Taking inspiration from the etymology of ecology – from the Greek oikos, for house – this paper suggests that kinship offers rare means of grasping the full temporal and spatial scope of the ecological disasters that mark the climate crisis, and a repertoire of ethics, discourses and practices that Canadians repurpose in response. Kinship shares vast scales of time and space with the climate crisis: changes in the climate can only be observed across generations and global geographies, and family is an intergenerational undertaking, continuously reworking its histories to generate alternative futures, routinely stretched across the globe in its mobilities and imaginations. Kinship practice has played a crucial role in the settlement of Canada as a settler colony, too: wildfire burns in the wake of settler family practices of claiming, cultivating, dwelling on and conserving the land, its devastation in direct proportion to the dispossession, occupation and domination that enabled those undertakings. As wildfire demands and enables new ways of seeing, knowing, and relating to and through the land, it is often in the register of kinship that Canadians pursue experimental responses – confronting them with the uncomfortable truths of their settler colonial pasts, and opening creative potential for decolonial futures.
Short abstract:
Taking you on a journey through diverse forest stands on the Utrechtse Heuvelrug, the Netherlands, this paper highlights how foresters try to transform these forest stands into climate-proof and resilient forests.
Long abstract:
Drawing on ethnographic research within the Dutch Forestry Agency - Staatsbosbeheer - this paper focuses on a crucial moment and technology in forestry: that of the inspection or schouw that precedes and informs more large-scale management interventions, including felling and logging. As Dutch forestry is moving away from plantation-style monocultural production forests towards more diverse, mixed, and therefore ideally more climate-adaptable forests, the inspection is a crucial moment for foresters to observe how forest stands are faring in changing conditions, and offer them the opportunity to calibrate their management plans.
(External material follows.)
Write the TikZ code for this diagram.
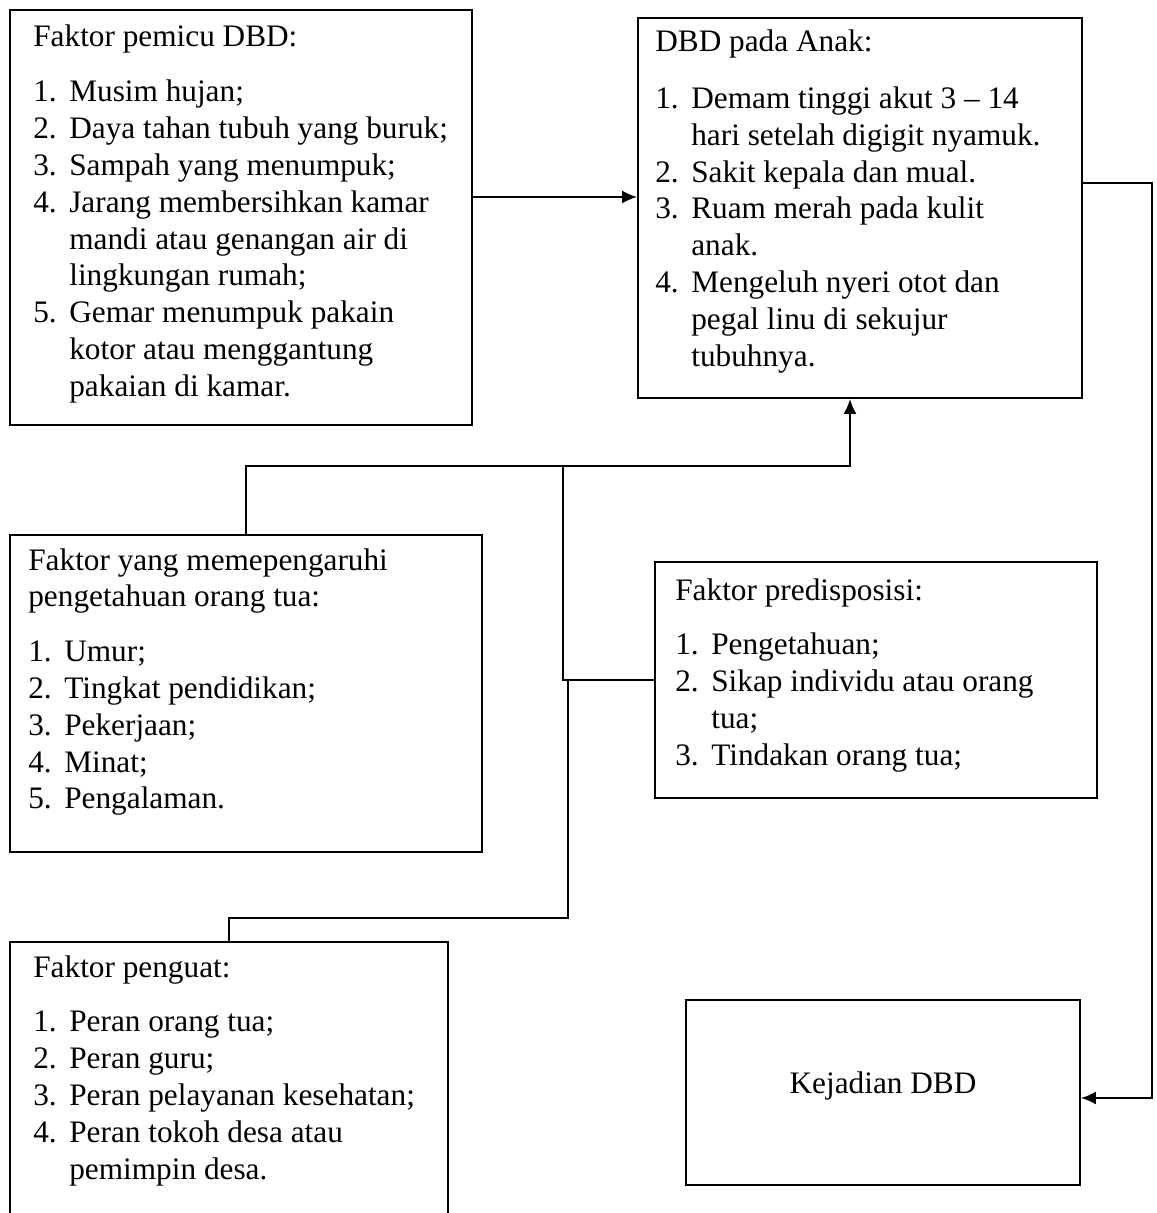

Accompanying foresters in this task, I highlight how and what foresters come to know when they inspect ‘their’ forest. I specifically zoom in on temporal considerations and knowledges, ranging from the way foresters ‘read’ signs of past management practices and decisions in the landscape, to expectations about timber markets and market prices, and to speculations on multispecies relations as these are becoming over time in a forest. In so doing, this paper highlights the crucial role of multiple temporalities in the management of forests after – but in the continued presence of – the material legacies of disastrous monoculture plantations.
Short abstract:
The 'nitrogen crisis' necessitates radical transitions in the Netherlands. Here, I empirically trace nitrogen as it circulates in interviews and short-term ethnographic observations conducted on three cow farms. These circulations robe in several relevant histories and open up un/breathable futures.
Long abstract:
The sounding of a ‘nitrogen crisis’ (Raad van State, 2019) necessitates - among many things - an agricultural transition in the Netherlands, especially for cattle farming. Since 2019, effective policies have however failed to materialise. On the basis of short-term ethnographic observations and interviews on three cow farms in 2023, in this paper I argue that the bureaucratic-scientific nitrogen accounting system set up to manage the nitrogen crisis tends to generate ‘unbreathable futures’ (cf. Van Balen forthcoming) and trace two other circulations of 'nitrogen' at work in the data that bring into view relevant histories and open up other -breathable? - ways out of the crisis at hand.
Short abstract:
Nest boxes are vital objects in attempts to halt the loss of birds and of their breeding sites. I explore how nest boxes for swifts unfold as a multiple technology since the birds and their enthusiasts recuperate artefacts and experiences from the past, forging complex interspecific alliances.
Long abstract:
As in many cities, one of the ecological ravages that is ongoing in Brussels is the loss of its wildlife and their habitats. Among them, common swifts (Apus apus) are migrating and insectivorous birds that come back each summer to the same cavity, like eaves, ventilation holes, cracks, or putlog holes. In the last decades, new construction and renovation led to the destruction of these breeding sites, to the point that Brussels’s swifts have plummeted by half. This loss prompted a handful of swift enthusiasts to convert specific architectural interfaces into suitable cavities for the birds, sometimes with the support of the local authorities.
I look at these nest boxes as multiple technologies, each of them retrieving from past artefacts and experiences that carry distinct matters of concerns for swifts, their caretakers, and their co-becoming. Nest boxes are firstly reproductive technologies developed by the birds since ancient times, enacted as such at their own biosocial rhythm, and relying on architecture from specific epochs. Second, following ornithologists’ experiments from mid-20e century, city dwellers convert these nest boxes into technologies of vision, to watch over swifts’ daily life. Then, certain nest boxes draw inspiration from medieval towers built as breeding technologies, at a time when nestlings were appreciated as delicacies.
Nest boxes as multiple technologies assemble attempts to recuperate what can still be salvaged from different past times. I reflect on the path that such recuperations open for interspecific alliances, that is neither a restoration of authentic ‘nature’, nor a harmonious reconciliation.